Aqui chegados, onde antes encontrávamos o modelo-silo e a normatividade das grandes instituições do estado-administração, teremos, agora, com a revolução digital e a sociedade em rede, uma oportunidade de entendimento em que a performatividade dos procedimentos ganha preponderância. Na rede de cidades ou região-cidade a economia digital e a economia colaborativa interpares podem convergir positivamente em direção a um novo modelo de geogovernança onde a cooperação entre atores é o novo imperativo categórico.

Com efeito, com a revolução digital e a sociedade em rede, um estado-administração omnipresente e que está sempre a exigir conformidade já não faz muito sentido. Um território é sempre um campo de forças onde o tempo sedimenta uma estrutura e uma dinâmica social, logo, as forças sociais modelam e configuram esse campo de forças de formas muito contraditórias. Neste contexto, a região-cidade é um novo instrumento de programação e planeamento operacional para as áreas de baixa densidade, uma forma mais inovadora de olhar para a geoeconomia do território destas subregiões.

É certo, nas áreas de baixa densidade, por maioria de razão, estão por comprovar os benefícios anunciados da sociedade da informação e da comunicação.

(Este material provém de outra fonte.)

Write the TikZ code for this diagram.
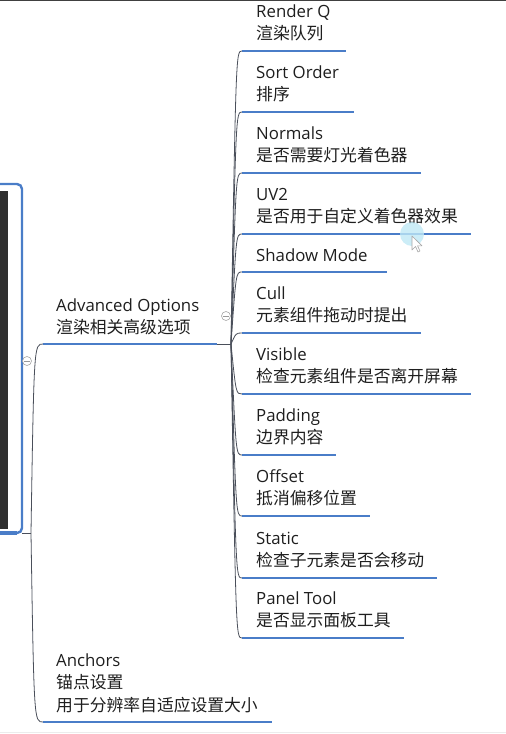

A cooperação entre vilas e cidades é um recurso perfeitamente acessível e um instrumento valioso para introduzir um novo padrão de relações cidade-campo, se quisermos, uma nova arquitetura para a vizinhança e a visitação, mas, também, uma via de acesso privilegiada para a sociedade sénior. Além disso, a ecologia e a economia, a arte e a cultura, abrem a porta a inúmeros fatores imateriais e intangíveis que contribuem fortemente para recriar as cadeias de valor hoje existentes. É uma grande oportunidade para as regiões mais pobres em recursos materiais.

Não simplifiquemos, porém. Perante a gravidade das alterações climáticas, as assimetrias regionais da cobertura digital e as contradições do "turismo total", as paisagens tradicionais estão ameaçadas. Acresce que, a mobilidade e o nomadismo dos nativos digitais podem impedir a formação de um urbanismo crítico que permita aos neorurais contrariar os movimentos em direção ao litoral. É certo, é pelo menos provável que, à medida que a sociedade digital for contraindo a indústria do emprego na cidade, o campo se tornará uma atração e haverá, nessa altura, mais cidade no campo. Mas não nos iludamos. Há uma ética do cuidado e uma literacia própria da paisagem que necessitam de ser convenientemente abordadas, sob pena de a nossa perceção da paisagem ser um crime de lesa-pátria e um mau serviço prestado ao país.

Nota Final

De certo modo, já entrámos na fase pós-heroica da política. A política é hoje influência, diplomacia, entendimento, deliberação, procedimento. Hoje, mais do que decisões há deliberações, ou seja, simulacros de decisão. Daí a importância das redes e da cooperação descentralizada que a revolução digital nos proporciona e nesse contexto a promoção dos territórios em rede como instrumento de reterritorialização e comunicação. Aproveitemos, pois, as oportunidades que as redes de cidades e vilas e a região-cidade nos oferecem em nome do bem comum e bem estar dos seus cidadãos.